Londra'nın en sevdiğim yönü bu işte, en alakasız şeylere ilgi duyan insanlar bile o ilgilerine ortak birilerini bulabiliyorlar. Örgü ören queer'ler buluşmaları ya da lezbiyen mezarlık turları düzenleyen insanlar var.

Bir de insanlar Londra'da yaşamak isteme nedenim olarak şehirde var olan sonsuz sosyal, kültürel ve damaksal çeşitliliği gösterdiğim zaman bana "E İstanbul'da da o çeşitlilik var" diyorlar ya, şöyle bir tutup sarsasım geliyor.

Wednesday, 1 February 2012

all the pennies in the thames will not make it how it was

Facebook'taki "Londra'da ev arkadaşı arıyorum" ilanım sayesinde aynı durumda olan bir arkadaşımın varlığından haberdar olmam üzerine birlikte ev bakmaya başlamıştık geçen hafta. Yeri mükemmel ve kendisi çok şirin bir ev bulduk ve tutmaya karar verdik. London Feminist Library'e 5-10 dk yürüme mesafesinde. En çok gittiğim sinema olan ve film festivallerinin düzenlendiği BFI, oranın süper sıcak viski yapan barı, süper konserlerin düzenlendiği Royal Festival Hall, Thames Nehri ve binme zamanımın çoktan gelip geçtiği London Eye artık evimin dibinde olacak. Londra'nın en sevdiğim bölgesi kesinlikle South Bank, o yüzden bu konuda ne kadar mutlu olduğumu anlatamam. Evin bana yetişebilmesi için gereken reference check'tir, bilmem nedir türü işlemlerin 1 hafta içinde tamamlanması gerekiyor, umarım emlakçılar ayak sürümez ve bu işi olabildiğince çabuk hallederler.




Geriye iş bulmak kalıyor.

Birkaç gündür farklı sitelerde iş bakıyorum.

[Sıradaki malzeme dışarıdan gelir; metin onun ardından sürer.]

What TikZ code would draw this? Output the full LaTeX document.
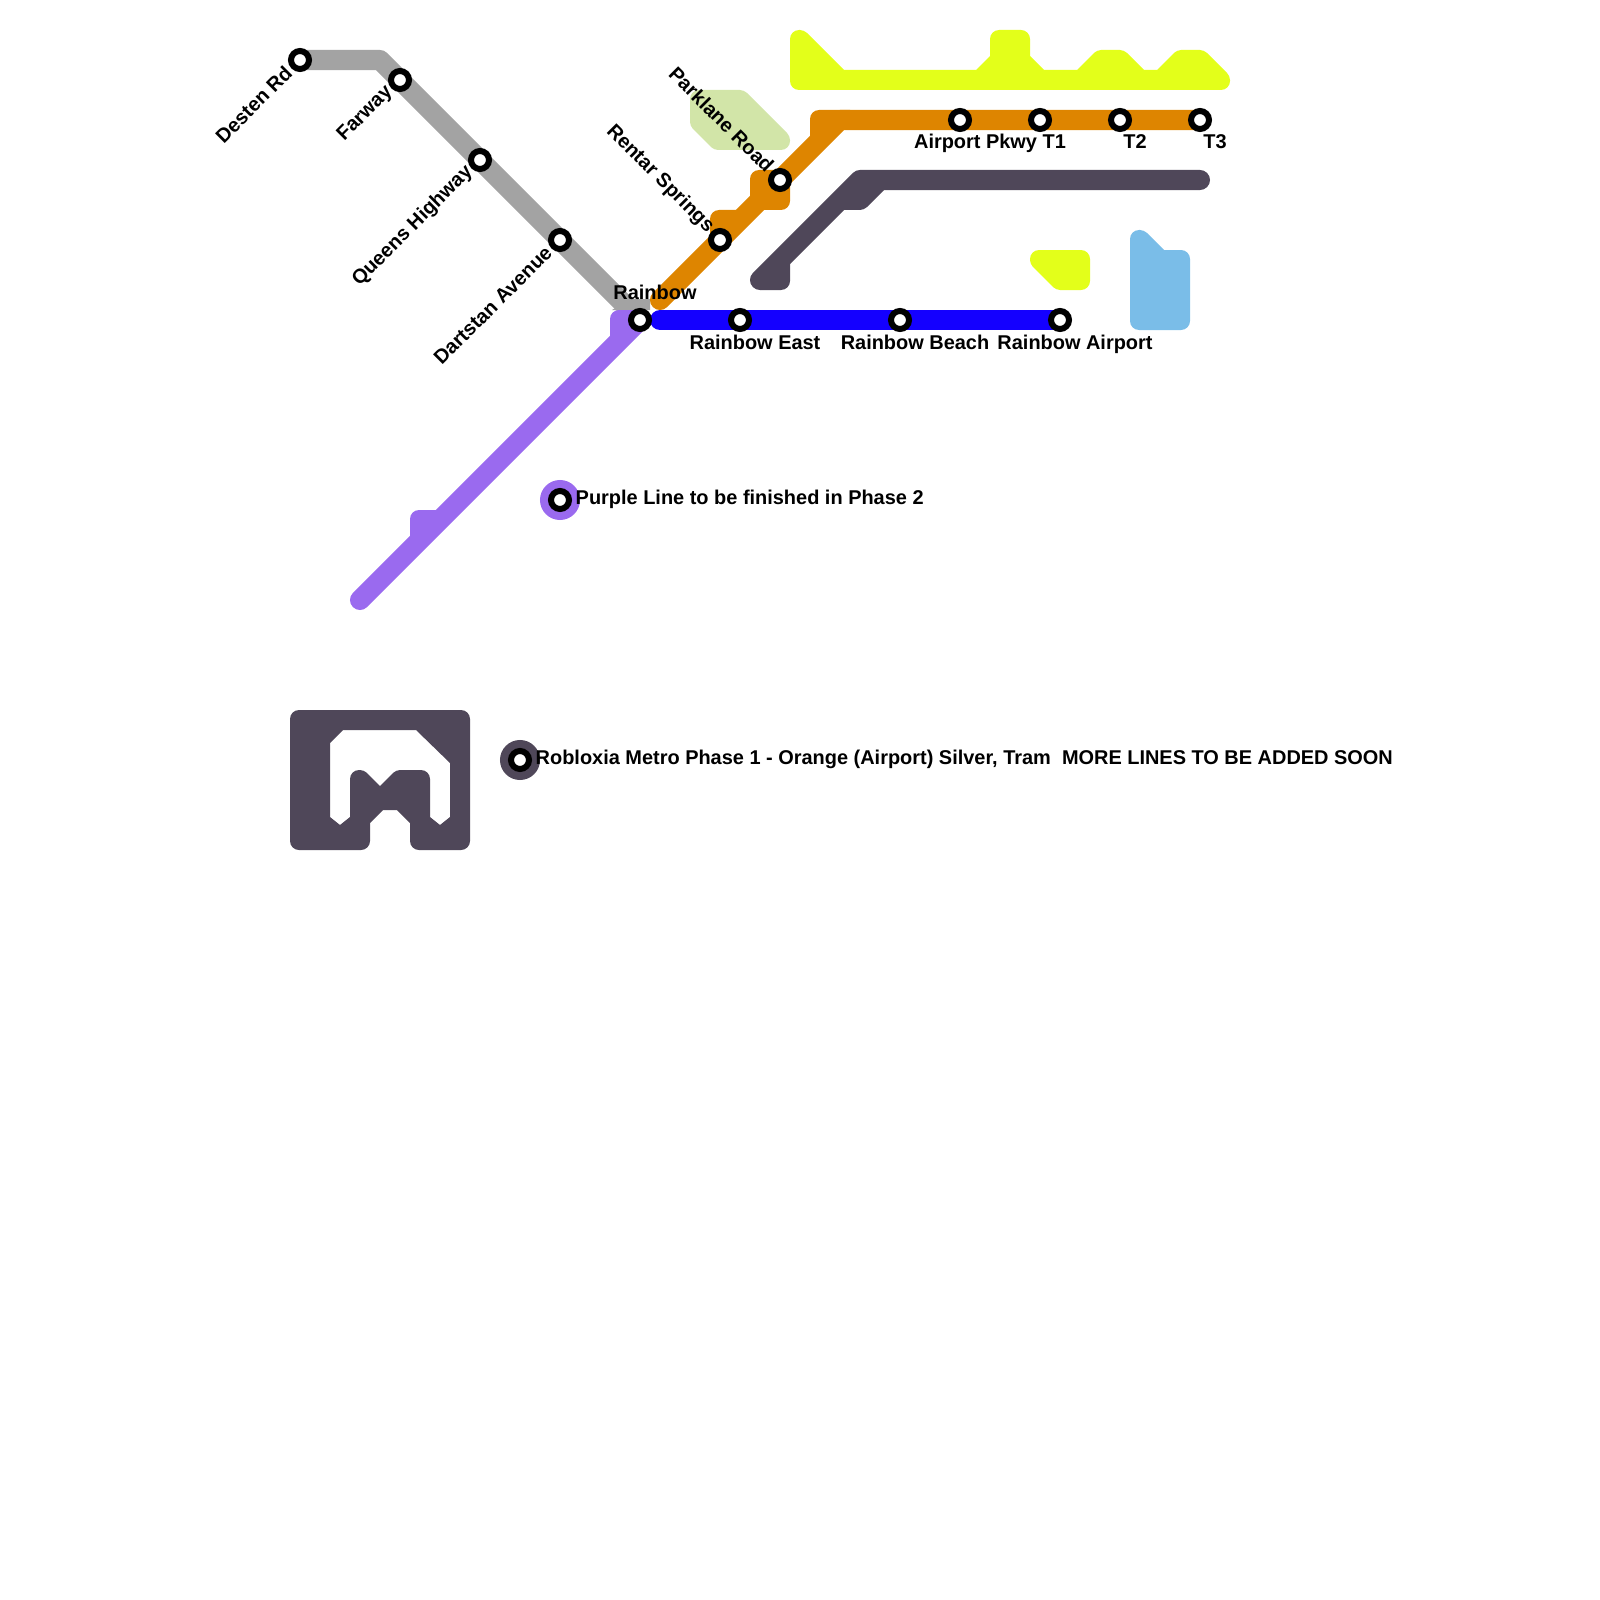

Gördüğüm kadarıyla hem diplomalarımı kullanabileceğim herhangi bir sektörde, hem de medya sektöründe yeni mezun ve deneyimsiz birinin iş bulabilmesi imkansıza yakın bir şey. Baktığım asistanlık türü pozisyonlar için bile deneyim istiyorlar. İlk başta "Yüksek lisans bitirip ayak işi mi yapacağım, yok artık" diye düşünürken, o "experience required" ifadelerini gördükçe umudumu yitirmeye ve çıtamı düşürmeye başladım. Ayrıca kimse deneyimsiz insanı işe almıyorsa, deneyim nasıl kazanıyor insanlar, bunu da anlamış değilim.

Friday, 27 January 2012

i cannot compete with you, jolene

Bazı kelimeler var ki, onları duyduğum zaman kullanan kişi gözümde puan kaybediyor. Yüzeysel olmaktan nefret ediyorum, ama maalesef öyle. Bu kelimeleri kullanan insanların ideal insan modelime uymaları kesinlikle mümkün değil. Kelimelerim de zamanla değişiyor.

Şu anda özellikle sinir olduğum kelimeler ve deyişler:

- "Falan" yerine "felan"
- "Atar yapmak", "atarlı"
- "Falan filan" anlamında "kem küm"
- "Geyik yapmak"
- İnci Sözlük konseptli, kadını/eşcinselleri vs. aşağılayan tüm ifadeler (başta içinde "orospu" ve "ibne" kelimeleri geçen laflar ve "amk" olarak kısaltılan, tekrarlaması bile midemi kaldıran ifade olmak üzere)
- "Sosyete" yerine "cemiyet"
- "Eşi" yerine "karısı" ve hatta "hanımı"
- "Kadın" yerine "bayan", "hanım"
- "Şarj" yerine "şarz"
- "Mütemadiyen" ve benzeri kelimelerin genç nesil tarafından kültürlüyüm havası vermek için kullanılması
- "Laik" derken a'yı uzatmak
- "Eyvallah", "bilader", "hacı", "hoca" ve türevleri
- "Çok şükür", "Allah kısmet ederse" gibi dini ifadeler
- Genel olarak bozuk Türkçe

Üzgünüm, ama kendime engel olamıyorum.